Again, comparing Rodman and Varejao is just beyond ridiculous. Even with Chicago, Rodman was 10 times the player Varejao is or will ever be.
But terje, he didn't HAVE to score with Chicago. If they needed him to score, he could have. All he had to do was rebound, play defense and set picks. Pretty much all Varejao has to do.
I honestly don't know how you can write any of this stuff with a straight face. Are you at least giggling? I hope so.
rodman wasn't capable of scoring later in his career. the guy has been on a bender for 15 years. all he could do is rebound. regardless, he wasn't good enough to make up the difference for longley. that front court was just as bad as the current cavs.
terje, seriously, I don't know what's in that Montana water.

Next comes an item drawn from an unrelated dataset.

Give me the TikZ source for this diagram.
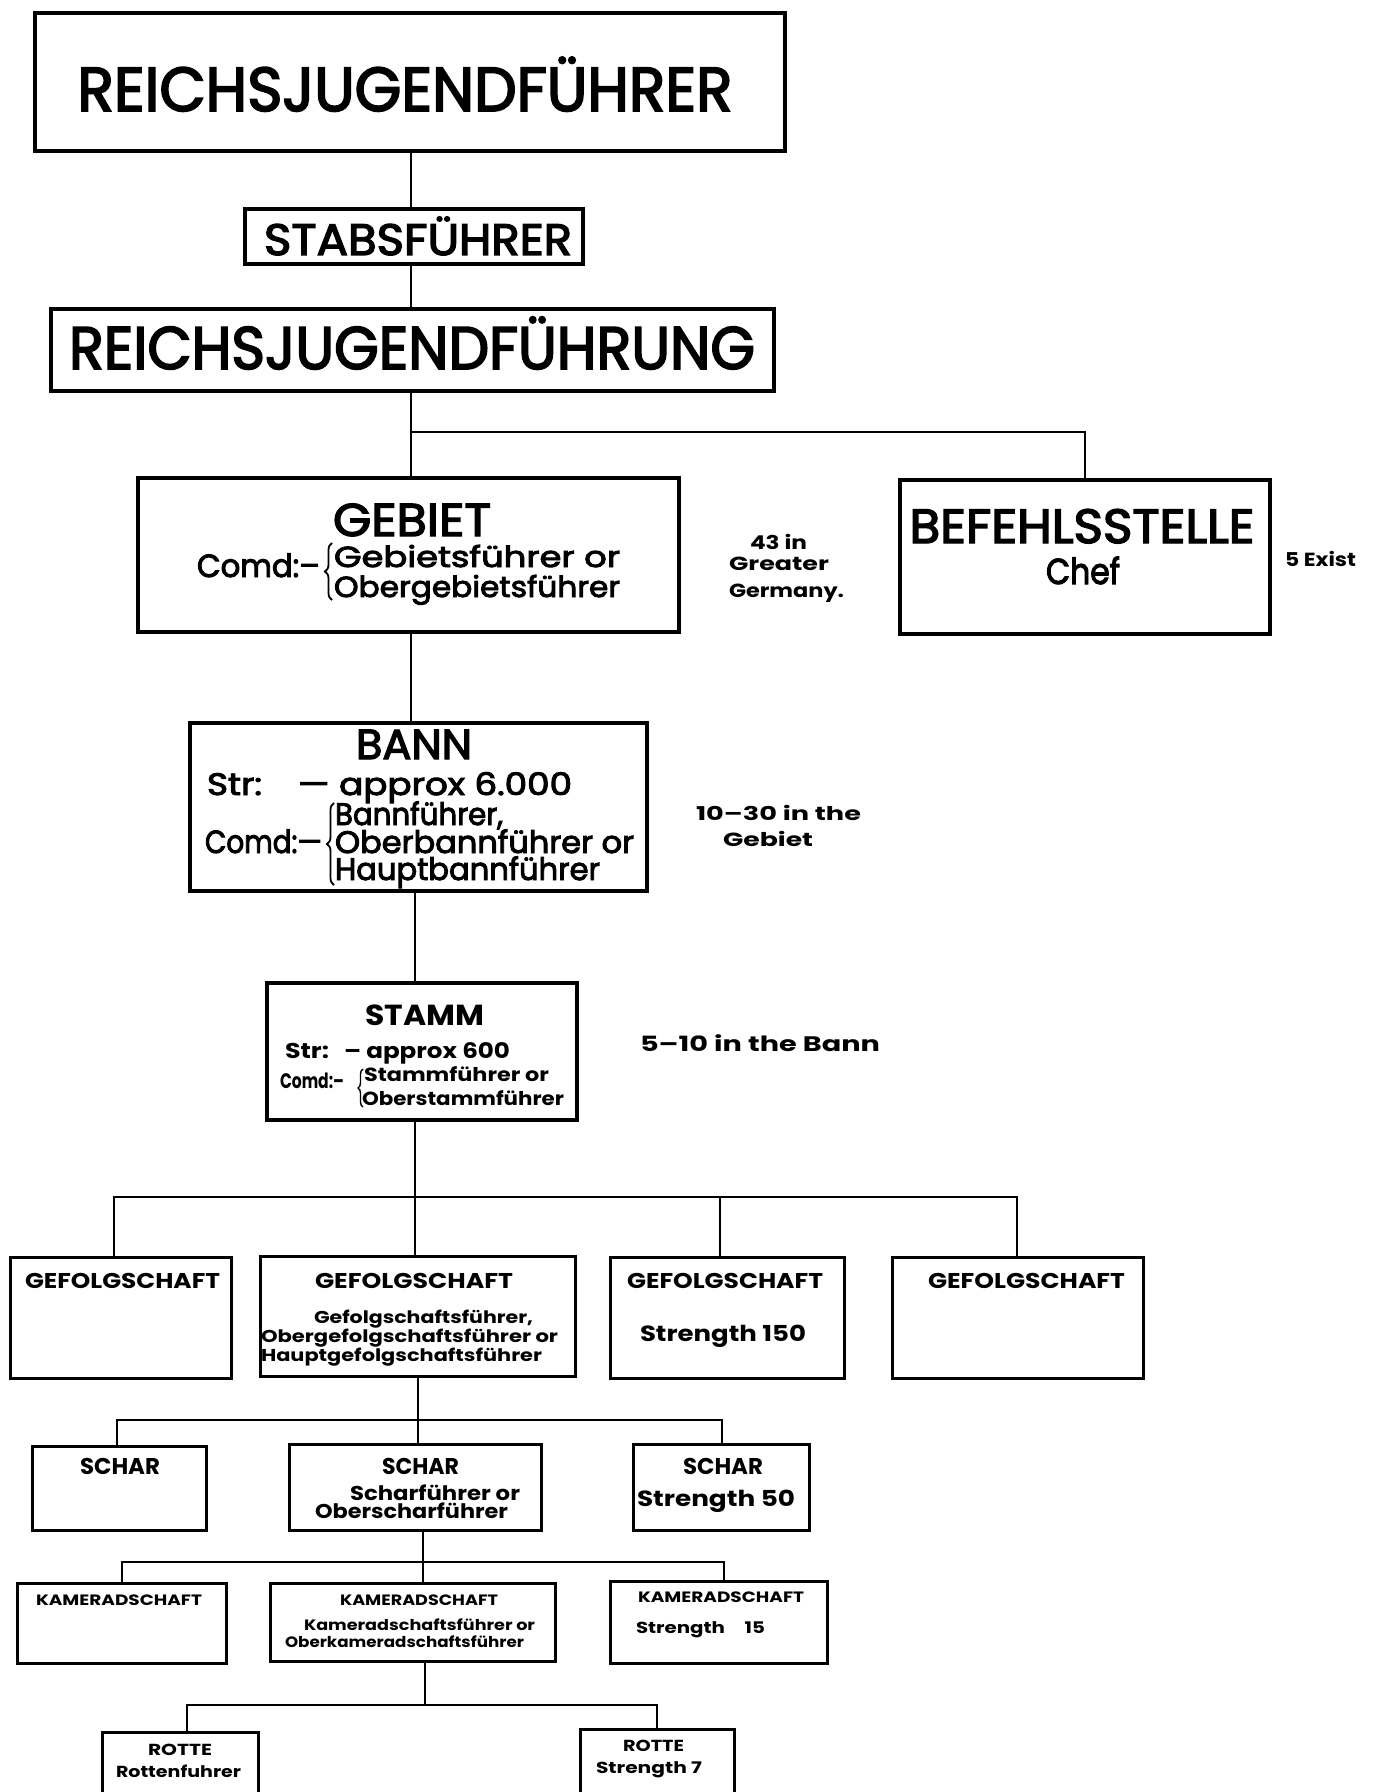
\documentclass[tikz,border=0pt]{standalone}
\usepackage{fontspec}
\setmainfont{Poppins}
\newfontfamily\hv{Poppins}[FakeBold=3]
\usepackage{graphicx}
\usetikzlibrary{fit,decorations.pathreplacing}
\newcommand\fs[1]{\fontsize{#1}{#1}\selectfont}
\newcommand\tl[2]{\resizebox{\dimexpr#1pt/2\relax}{\height}{#2}}
\tikzset{
  txt/.style={inner sep=0pt, outer sep=0pt, anchor=base west},
  ctxt/.style={inner sep=0pt, outer sep=0pt, anchor=base},
  bigbox/.style={draw, line width=1.9pt, inner sep=0pt, outer sep=0pt},
  smbox/.style={draw, line width=1.5pt, inner sep=0pt, outer sep=0pt},
  conn/.style={line width=1.4pt},
  brc/.style={line width=0.9pt, decorate, decoration={brace, amplitude=3.5pt}},
  sbrc/.style={line width=0.7pt, decorate, decoration={brace, amplitude=2.5pt}}
}
\begin{document}
\begin{tikzpicture}[x=0.5pt, y=-0.5pt]
\useasboundingbox (0,0) rectangle (1373,1792);
\fill[white] (0,0) rectangle (1373,1792);
\clip (0,0) rectangle (1373,1792);

% ---- boxes
\node[bigbox, fit={(35,13) (785,151)}] (rjfr) {};
\node[bigbox, fit={(245,209) (583,264)}] (stabs) {};
\node[bigbox, fit={(51,309) (774,391)}] (rjfg) {};
\node[bigbox, fit={(138,478) (679,632)}] (gebiet) {};
\node[bigbox, fit={(900,480) (1270,634)}] (bef) {};
\node[bigbox, fit={(190,723) (647,891)}] (bann) {};
\node[bigbox, fit={(267,983) (577,1120)}] (stamm) {};
\node[smbox, fit={(10,1257) (231,1378)}] (g1) {};
\node[smbox, fit={(260,1256) (575,1376)}] (g2) {};
\node[smbox, fit={(610,1257) (844,1378)}] (g3) {};
\node[smbox, fit={(892,1257) (1143,1378)}] (g4) {};
\node[smbox, fit={(32,1446) (206,1530)}] (s1) {};
\node[smbox, fit={(289,1444) (541,1530)}] (s2) {};
\node[smbox, fit={(633,1444) (809,1530)}] (s3) {};
\node[smbox, fit={(17,1583) (226,1663)}] (k1) {};
\node[smbox, fit={(270,1583) (555,1661)}] (k2) {};
\node[smbox, fit={(610,1581) (827,1663)}] (k3) {};
\node[smbox, fit={(102,1732) (258,1805)}] (r1) {};
\node[smbox, fit={(580,1729) (734,1805)}] (r2) {};

% ---- connectors
\coordinate (ta) at (411,432);
\coordinate (tb) at (415,1197);
\draw[conn] (rjfr.south -| ta) -- (stabs.north -| ta);
\draw[conn] (stabs.south -| ta) -- (rjfg.north -| ta);
\draw[conn] (rjfg.south -| ta) -- (gebiet.north -| ta);
\draw[conn] (ta) -| (bef.north);
\draw[conn] (gebiet.south -| ta) -- (bann.north -| ta);
\draw[conn] (bann.south -| tb) -- (stamm.north -| tb);
\draw[conn] (stamm.south -| tb) -- (g2.north -| tb);
\coordinate (gl) at (114,1197);
\coordinate (gm) at (720,1197);
\coordinate (gr) at (1017,1197);
\draw[conn] (g1.north -| gl) -- (gl) -- (gr) -- (g4.north -| gr);
\draw[conn] (gm) -- (g3.north -| gm);
\coordinate (sc) at (418,1420);
\coordinate (sl) at (117,1420);
\coordinate (sr) at (722,1420);
\draw[conn] (g2.south -| sc) -- (s2.north -| sc);
\draw[conn] (s1.north -| sl) -- (sl) -- (sr) -- (s3.north -| sr);
\coordinate (kc) at (423,1562);
\coordinate (kl) at (122,1562);
\coordinate (kr) at (724,1562);
\draw[conn] (s2.south -| kc) -- (k2.north -| kc);
\draw[conn] (k1.north -| kl) -- (kl) -- (kr) -- (k3.north -| kr);
\coordinate (rc) at (425,1705);
\coordinate (rl) at (187,1705);
\coordinate (rr) at (657,1705);
\draw[conn] (k2.south -| rc) -- (rc);
\draw[conn] (r1.north -| rl) -- (rl) -- (rr) -- (r2.north -| rr);

% ---- top texts
\node[ctxt] (t1) at (405,111) {\hv\fs{31}\tl{655}{REICHSJUGENDFÜHRER}};
\node[ctxt] (t2) at (418,255) {\hv\fs{22}\tl{308}{STABSFÜHRER}};
\node[ctxt] (t3) at (412,369) {\hv\fs{30}\tl{686}{REICHSJUGENDFÜHRUNG}};

% ---- Gebiet
\node[ctxt] (geb) at (412,536) {\hv\fs{23}\tl{158}{GEBIET}};
\node[txt] (gcomd) at (197,577) {\hv\fs{16}\tl{123}{Comd:–}};
\draw[brc] (332,600) -- (332,543);
\node[txt] (gl1) at (334,567) {\hv\fs{14.5}\tl{286}{Gebietsführer or}};
\node[txt] (gl2) at (334,597) {\hv\fs{14.5}\tl{286}{Obergebietsführer}};

% ---- Befehlsstelle
\node[ctxt] (bt) at (1082,543) {\hv\fs{24}\tl{345}{BEFEHLSSTELLE}};
\node[ctxt] (bc) at (1083,584) {\hv\fs{18}\tl{74}{Chef}};

% ---- side notes
\node[txt] (n1a) at (750,549) {\fs{9.5}\bfseries\tl{57}{43 in}};
\node[txt] (n1b) at (729,570) {\fs{9.5}\bfseries\tl{100}{Greater}};
\node[txt] (n1c) at (729,597) {\fs{9.5}\bfseries\tl{115}{Germany.}};
\node[txt] (n2) at (1285,566) {\fs{9.5}\bfseries\tl{71}{5 Exist}};
\node[txt] (n3a) at (696,820) {\fs{9.5}\bfseries\tl{165}{10–30 in the}};
\node[txt] (n3b) at (723,846) {\fs{9.5}\bfseries\tl{90}{Gebiet}};
\node[txt] (n4) at (640,1051) {\fs{10.5}\bfseries\tl{240}{5–10 in the Bann}};

% ---- Bann
\node[ctxt] (bn) at (414,759) {\hv\fs{21}\tl{116}{BANN}};
\node[txt] (bs1) at (207,795) {\hv\fs{15.5}\tl{55}{Str:}};
\node[txt] (bs2) at (298,795) {\hv\fs{15.5}\tl{274}{— approx 6.000}};
\node[txt] (bcomd) at (205,853) {\hv\fs{16}\tl{117}{Comd:—}};
\draw[brc] (334,885) -- (334,803);
\node[txt] (bl1) at (335,825) {\hv\fs{15.5}\tl{168}{Bannführer,}};
\node[txt] (bl2) at (335,853) {\hv\fs{15.5}\tl{299}{Oberbannführer or}};
\node[txt] (bl3) at (335,880) {\hv\fs{15.5}\tl{265}{Hauptbannführer}};

% ---- Stamm
\node[ctxt] (st) at (425,1025) {\fs{14.5}\bfseries\tl{119}{STAMM}};
\node[txt] (ss1) at (285,1058) {\fs{10.7}\bfseries\tl{44}{Str:}};
\node[txt] (ss2) at (344,1058) {\fs{10.7}\bfseries\tl{166}{– approx 600}};
\node[txt] (scomd) at (280,1088) {\fs{10.5}\bfseries\tl{64}{Comd:–}};
\draw[sbrc] (363,1107) -- (363,1069);
\node[txt] (sl1) at (364,1081) {\fs{9.5}\bfseries\tl{185}{Stammführer or}};
\node[txt] (sl2) at (362,1105) {\fs{9.5}\bfseries\tl{202}{Oberstammführer}};

% ---- Gefolgschaft
\node[txt] (g1t) at (25,1288) {\fs{10.7}\bfseries\tl{195}{GEFOLGSCHAFT}};
\node[txt] (g2t) at (315,1288) {\fs{10.7}\bfseries\tl{198}{GEFOLGSCHAFT}};
\node[txt] (g3t) at (627,1288) {\fs{10.7}\bfseries\tl{196}{GEFOLGSCHAFT}};
\node[txt] (g4t) at (928,1288) {\fs{10.7}\bfseries\tl{197}{GEFOLGSCHAFT}};
\node[txt] (g2a) at (314,1323) {\fs{8.6}\bfseries\tl{219}{Gefolgschaftsführer,}};
\node[txt] (g2b) at (261,1342) {\fs{8.6}\bfseries\tl{297}{Obergefolgschaftsführer or}};
\node[txt] (g2c) at (261,1361) {\fs{8.6}\bfseries\tl{281}{Hauptgefolgschaftsführer}};
\node[txt] (g3a) at (640,1341) {\fs{11}\bfseries\tl{166}{Strength 150}};

% ---- Schar
\node[txt] (s1t) at (80,1474) {\fs{11.4}\bfseries\tl{80}{SCHAR}};
\node[txt] (s2t) at (382,1474) {\fs{11.4}\bfseries\tl{77}{SCHAR}};
\node[txt] (s3t) at (683,1474) {\fs{11.4}\bfseries\tl{80}{SCHAR}};
\node[txt] (s2a) at (350,1500) {\fs{10}\bfseries\tl{170}{Scharführer or}};
\node[txt] (s2b) at (315,1518) {\fs{10}\bfseries\tl{193}{Oberscharführer}};
\node[txt] (s3a) at (637,1506) {\fs{11}\bfseries\tl{158}{Strength 50}};

% ---- Kameradschaft
\node[txt] (k1t) at (36,1605) {\fs{7.5}\bfseries\tl{166}{KAMERADSCHAFT}};
\node[txt] (k2t) at (340,1605) {\fs{7.5}\bfseries\tl{158}{KAMERADSCHAFT}};
\node[txt] (k3t) at (638,1602) {\fs{7.5}\bfseries\tl{166}{KAMERADSCHAFT}};
\node[txt] (k2a) at (304,1630) {\fs{7.5}\bfseries\tl{231}{Kameradschaftsführer or}};
\node[txt] (k2b) at (285,1647) {\fs{7.5}\bfseries\tl{239}{Oberkameradschaftsführer}};
\node[txt] (k3a) at (636,1633) {\fs{8}\bfseries\tl{129}{Strength\quad 15}};

% ---- Rotte
\node[txt] (r1t) at (148,1755) {\fs{8}\bfseries\tl{64}{ROTTE}};
\node[txt] (r2t) at (623,1751) {\fs{8}\bfseries\tl{61}{ROTTE}};
\node[txt] (r1a) at (116,1777) {\fs{8}\bfseries\tl{125}{Rottenfuhrer}};
\node[txt] (r2a) at (596,1773) {\fs{8}\bfseries\tl{106}{Strength 7}};
\end{tikzpicture}
\end{document}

Whatever it is, bottle it and ship it to me.
let's see your passionate defense of luc longley.
I enjoy Australian accents. That is my passionate defense of Luc Longley.
comparisons aside, a basketball frontcourt consists of the center and both forwards. i think ol' gregg might not know that lebron james is listed as the sf.
I know that, you know that, but the guy who wrote it evidently doesn't know that about the term "frontcourt." Or maybe he knows it, but he's too sloppy a writer to give a rat's patootie about distinguishing the term from what he was really writing about.
Actually the frontcourt also consists of the backups who get minutes and that's especially true of the Cavs. Brown has always been good at rotating limited bigs during the playoffs and I imagine he'll find a decent rotation pattern in the next two series to offset Z's and Varejao's limitations.
true. at least the dude who wrote the article was clear that he was referring to the starters.